There’s much to quibble with in the form of the question and the way the numbers are presented. (Gallup even admits as much.) But I doubt this is wholly inaccurate. A great many people in this country believe that the misfortunes that befall others are their own fault but if something bad happens in their own lives it’s just bad luck. Perhaps that’s human nature. But one of the purposes of the rightwing’s assault on reason is to make it impossible to make abstract arguments. And unless you are currently enmeshed in the health care system without insurance or dealing with expensive treatments, this is an abstract issue.

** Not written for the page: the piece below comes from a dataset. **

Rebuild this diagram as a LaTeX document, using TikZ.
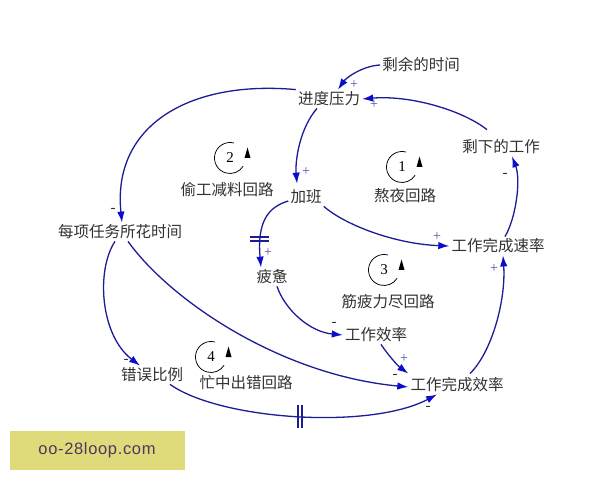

Back in 92 many of us were convinced that the time had come. The Democrats finally controlled the government, the country was barely emerging from an ugly recession, (which throws a lot of previously covered workers into the pool of uninsured) and some races around the country had been fueled from the grassroots on a health care reform platform. The conditions were optimal. But it failed , for many reasons, (including the way it was negotiated and sold) but mostly because the Republicans were able to effectively demagogue the fears of losing what you have as opposed to the Democrats who had to explain a complicated formula for protecting you against something that may not happen.

Throughout this battle it’s been inexplicable to me that Junior has held the line on the SCHIP expansion. This one seemed easy, helpful to the struggling Republicans. But it’s clear that they are building their argument against universal health care just as the Democrats are building theirs for it. They recognize that the politics of this are so important that it’s even worth sacrificing a few seats for if that’s what it takes. (They’re unlikely to win back the majority anyway, and they know it.)

From Bill Kristol’s famous 1994 memo:

A simple, green-eyeshade criticism of the president’s health care plan–on the grounds that it’s numbers don’t add up (they don’t), or that it costs too much (it does), or that it will kill jobs and disrupt the economy (it will)–is fine as far as it goes, but it is not enough. Such opposition can only win concessions on the way to a “least bad” compromise.

But passage of the Clinton health care plan in any form would be disastrous. It would guarantee an unprecedented federal intrusion into the American economy. Its success would signal the rebirth of centralized welfare-state policy at the very moment that such policy is being perceived as a failure in other areas. And, not least, it would destroy the present breadth and quality of the American health care system, the world’s finest.

The stakes are much higher now. The Republicans have been shown to be almost supernaturally incompetent at actual governance and the country is looking to the Democrats for answers. In 1994, the conservative movement was peaking. On the politics, it is even more important to Republicans defeat the Democrats on this issue than it was then. They are strategizing now for that battle. (I presume that the Democrats are too, but their task is going to be — as always — more difficult because of the differences I outlines above.)

I’m hopeful that the public is tired of the rightwing’s nasty, selfish tone and are going to turn, for emotional reasons as much as anything, to a more hopeful, optimistic view that problems can be solved and the future can be better. I’m not holding my breath. This is an ugly time.

Update: Well, hell. Here’s a new poll done by NPR, the Kaiser Foundation and the Harvard School of Public health that shows much stronger support for SCHIP and much less support for the idea that it’s a step toward “socialized medicine.” I sincerely hope that this is a more accurate reflection of where the country is. I stand by my belief that the Republicans believe that it is imperative for their own political health to defeat health care reform. I also think they may be right in thinking that failure to enact it will be extremely harmful to Democrats as well. In other words, this is a do or die issue for the Democrats. They need to get it done or risk putting a final nail in the coffin of the citizenry’s extremely fragile belief in government. But it isn’t going to be as easy politically as we may think here in the blogopsheric bubble. There’s a lot of ejumakitin’ to do.